Illustration of Serial Femtosecond Crystallography (SFX). Nanocrystals are extruded from a jet into the X-ray Free Electron Laser beam. In time resolved studies, a “pump” laser beam is placed in the path of the crystal. The laser pulse can uncage a substrate or excite a naturally occurring chromophore, starting a chemical process. The small crystal size can also allow rapid mixing of substrates, enabling the possibility to monitor enzymatic reactions. Varying the distance between the laser and X-ray pulses would intercept the process at different times, resulting in a molecular movie.

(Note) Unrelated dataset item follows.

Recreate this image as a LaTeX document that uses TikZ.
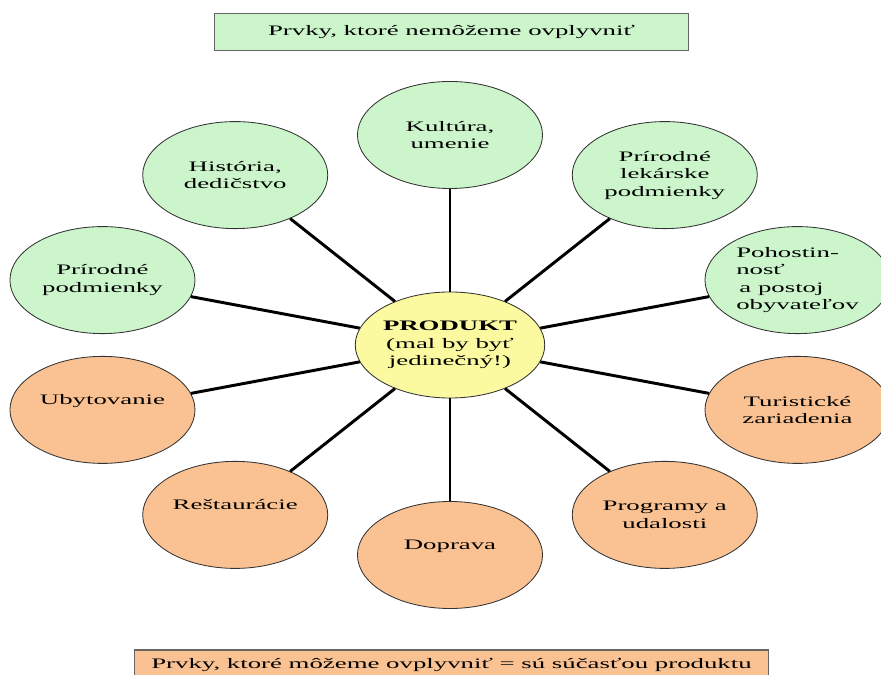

We depict four possible scenarios of the conformational transitions, represented by colors, after excitation by the laser. In the top scenario, all unit cells are synchronized through a series of conformational changes represented by the different colors. This scenario gives a straightforward interpretation: as the distance is varied, the electron density map changes from one state to the next. Next, we show a two state system where some of the unit cells switch to the dark state with no detectible intermediates. Here, occupancies refinement at high resolution can determine the relative populations. Complications arise when conformational changes are asynchronous, as depicted in the third scenario. Prior knowledge of the conformational landscape is essential to determine the shifting occupancies of different states. In the fourth scenario, the lattice becomes disordered as the conformational changes occur resulting in a loss of diffraction resolution (pink crystals). If the lattice stabilizes in a new conformation, information about the kinetics, but not the intermediate structures can be extracted from the experiment.